Find grounding and safety: fear is a natural response which triggers our body into responding to danger. Finding ways to settle your body will move it out of its fight/flight response, helping you think and feel in a calmer way. Some ways to do this include deep breathing, yoga, aromatherapy, visualising a safe place from the past, doing art or walking in nature.

Breathing – you’re not going to breathe the problem away, but what it will do is send signals to your brain and body, communicating that you are safe. Then we can look at what’s going on rationally.

Ask yourself, what would happen if things went well. Think about what you would feel and what you would potentially receive from it. It might help to write these down.

  1. Remember, we’re good at adapting.

We really are the most capable, resourceful and resilient species that has ever lived on earth. History has shown that when change comes to humanity – either on the global level, like it’s happening now, or on the personal level – we’re really good at adapting. If we can remember that, it can help to actually mitigate the fear and anxiety we’re feeling. There is, and will be, pain. There will undoubtedly be an impact on our collective mental health, but there will also be some post-trying times resilience gained (we just can’t see or feel it yet because we’re still in the fire).

  1. No one gets there solo, call for backup.

We are all fragile, vulnerable human-beings trying our best to hold it together. We are all full of self-doubt, full of shame and confusion – but the brave face has been widely adopted, and it has made it so easy to assume that everyone is doing better than us. We think we are weird because we meet such filtered versions of each other. We should spare ourselves the burden of feeling alone in our suffering and make space to share how very difficult things can be when big changes are happening.
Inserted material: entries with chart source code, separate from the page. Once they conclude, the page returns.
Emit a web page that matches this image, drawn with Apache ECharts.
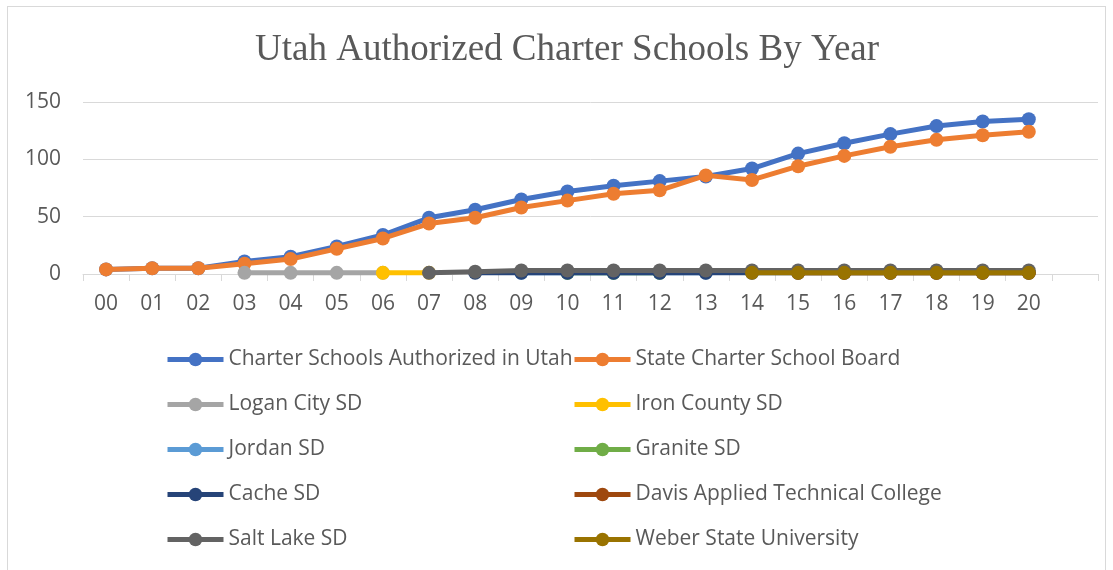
<!DOCTYPE html>
<html>
<head>
<meta charset="UTF-8"/>
<title>Utah Authorized Charter Schools By Year</title>
<script src="https://cdn.jsdelivr.net/npm/echarts@6/dist/echarts.min.js"></script>
<style>
html,body{margin:0;padding:0;background:#fff;}
#frame{position:absolute;left:7px;top:6px;width:1099px;height:580px;border:1px solid #d9d9d9;box-sizing:border-box;}
#main{position:absolute;left:0;top:0;width:1113px;height:570px;}
</style>
<script type="text/javascript">
// years 00..20, plus an empty slot at the end (Excel leaves one)
var years=['00','01','02','03','04','05','06','07','08','09','10','11','12','13','14','15','16','17','18','19','20',''];
var yTicks=[0,50,100,150];
var n=null;
var utahTotal   =[4,5,5,11,15,24,34,49,56,65,72,77,81,85,92,105,114,122,129,133,135,n];
var scsb        =[4,5,5,9,13,22,31,44,49,58,64,70,73,86,82,94,103,111,117,121,124,n];
var loganCity   =[n,n,n,1,1,1,1,n,n,n,n,n,n,n,n,n,n,n,n,n,n,n];
var ironCounty  =[n,n,n,n,n,n,1,1,n,n,n,n,n,n,n,n,n,n,n,n,n,n];
var jordan      =[n,n,n,n,n,n,n,n,n,1,1,1,1,1,n,n,n,n,n,n,n,n];
var granite     =[n,n,n,n,n,n,n,n,n,n,1,1,1,n,n,n,n,n,n,n,n,n];
var cache       =[n,n,n,n,n,n,n,n,1,1,1,1,1,1,1,1,1,1,1,1,1,n];
var davisATC    =[n,n,n,n,n,n,n,n,n,n,n,n,n,n,n,1,1,1,1,1,1,n];
var saltLake    =[n,n,n,n,n,n,n,1,2,3,3,3,3,3,3,3,3,3,3,3,3,n];
var weberState  =[n,n,n,n,n,n,n,n,n,n,n,n,n,n,1,1,1,1,1,1,1,n];

var seriesList=[
  ['Charter Schools Authorized in Utah',utahTotal,'#4472C4'],
  ['State Charter School Board',scsb,'#ED7D31'],
  ['Logan City SD',loganCity,'#A5A5A5'],
  ['Iron County SD',ironCounty,'#FFC000'],
  ['Jordan SD',jordan,'#5B9BD5'],
  ['Granite SD',granite,'#70AD47'],
  ['Cache SD',cache,'#264478'],
  ['Davis Applied Technical College',davisATC,'#9E480E'],
  ['Salt Lake SD',saltLake,'#636363'],
  ['Weber State University',weberState,'#997300']
];

window.onload=function(){
  var myChart=echarts.init(document.getElementById('main'));
  var series=[];
  for(var i=0;i<seriesList.length;i++){
    series.push({
      name:seriesList[i][0],
      type:'line',
      data:seriesList[i][1],
      color:seriesList[i][2],
      symbol:'circle',
      symbolSize:14,
      z:2+i,
      lineStyle:{width:5,color:seriesList[i][2]},
      itemStyle:{color:seriesList[i][2]},
      animation:false
    });
  }
  var leftCol=[],rightCol=[];
  for(var j=0;j<seriesList.length;j++){
    if(j%2==0){leftCol.push(seriesList[j][0]);}else{rightCol.push(seriesList[j][0]);}
  }
  function legendAt(x,names){
    return {
      orient:'vertical',
      left:x,
      top:344,
      height:230,
      data:names,
      itemWidth:56,
      itemHeight:17,
      itemGap:24,
      lineStyle:{width:5},
      textStyle:{color:'#595959',fontSize:21,fontFamily:'Open Sans'}
    };
  }
  var option={
    animation:false,
    title:{
      text:'Utah Authorized Charter Schools By Year',
      left:250,
      top:27,
      textStyle:{fontFamily:'Liberation Serif',fontWeight:'normal',fontSize:37,color:'#595959'}
    },
    legend:[legendAt(160,leftCol),legendAt(567,rightCol)],
    grid:{left:83,right:15,top:102,bottom:296},
    xAxis:{
      type:'category',
      data:years,
      boundaryGap:true,
      axisLine:{lineStyle:{color:'#d9d9d9',width:1}},
      axisTick:{show:true,length:7,lineStyle:{color:'#d9d9d9'}},
      axisLabel:{color:'#595959',fontSize:21,fontFamily:'Open Sans',margin:20,interval:0}
    },
    yAxis:{
      type:'value',
      min:yTicks[0],
      max:yTicks[yTicks.length-1],
      interval:50,
      axisLine:{show:false},
      axisTick:{show:false},
      splitLine:{lineStyle:{color:'#d9d9d9',width:1}},
      axisLabel:{color:'#595959',fontSize:21,fontFamily:'Open Sans',margin:22}
    },
    series:series
  };
  myChart.setOption(option);
};
</script>
</head>
<body>
<div id="frame"></div>
<div id="main"></div>
</body>
</html>
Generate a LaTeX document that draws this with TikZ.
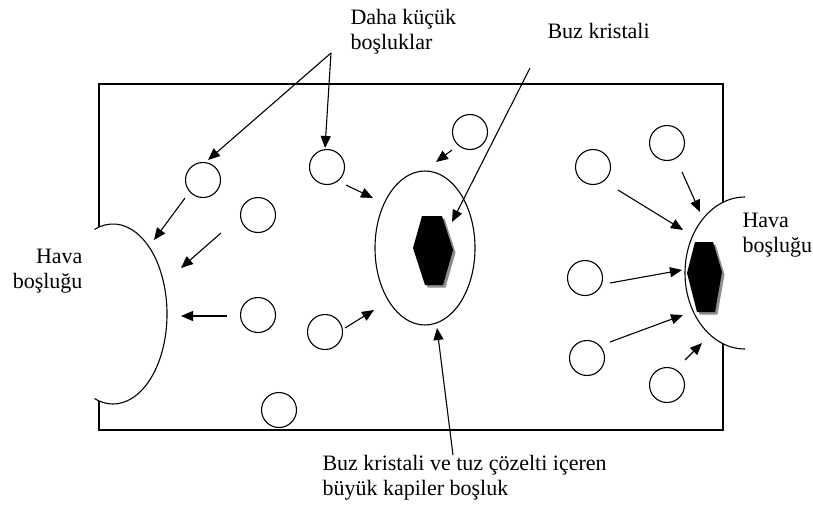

Allow others to see a part of the reality of your life, and share things that matter.

 

Some companies will have a reduced people/culture budget at the moment; what can businesses be doing regardless of their budget?

First, for companies reducing budget for people/culture, I’d ask: what are you prioritising over people/culture and why? Is that other thing absolutely essential and more important?

Second, I’d remind them that for every £1 spent by employers on mental health interventions they get £5 back in reduced absence, presenteeism and staff turnover (Deloitte, 2020).

So, even a little goes a long way. Something is better than nothing, and ‘good enough’ might actually be good enough right now.

Also, think about your internal resources – have you got a Mental Health Task Force? Do you do peer-led sharing spaces? Do you send out regular comms to keep mental wellbeing on people’s radars? Do you ask your people how they’re feeling and actually listen? Do you make space for dialogue? Do you think proactively and not reactively when it comes to your people’s mental health? Do you look after your own wellbeing and does this inspire others to do the same?

 

And finally, Chance – what makes you happy at work?!

I’ve spent so much time focusing on the things that I think will make me happy (this normally looks like achieving all of the things on my to-do list), that I’ve often forgotten all of the other things that matter. So what makes me happy (or find more meaning) in my work is paying attention to the important things outside of work too.

There’s this brilliant Florence and the Machine song, No Choir, in it she sings:  “… cause, the older I get, I find that happiness is an extremely uneventful subject”. I resonate with this.

In our relentless ambition to feel good most of the time, I think we miss out on learning from our more complex and uncomfortable (therefore and often deemed negative) thoughts and feelings.

It all sounds so doom and gloom, but it is not meant to.

I think as a therapist I hear some of the most profoundly painful stories, and these don’t make me happy. But bearing witness to these stories, being trusted enough to hold them and walking alongside the people who tell them as they work out the messiness involved in being human –  this does bring a deep sense of meaning to my work, which is much less fleeting than happiness.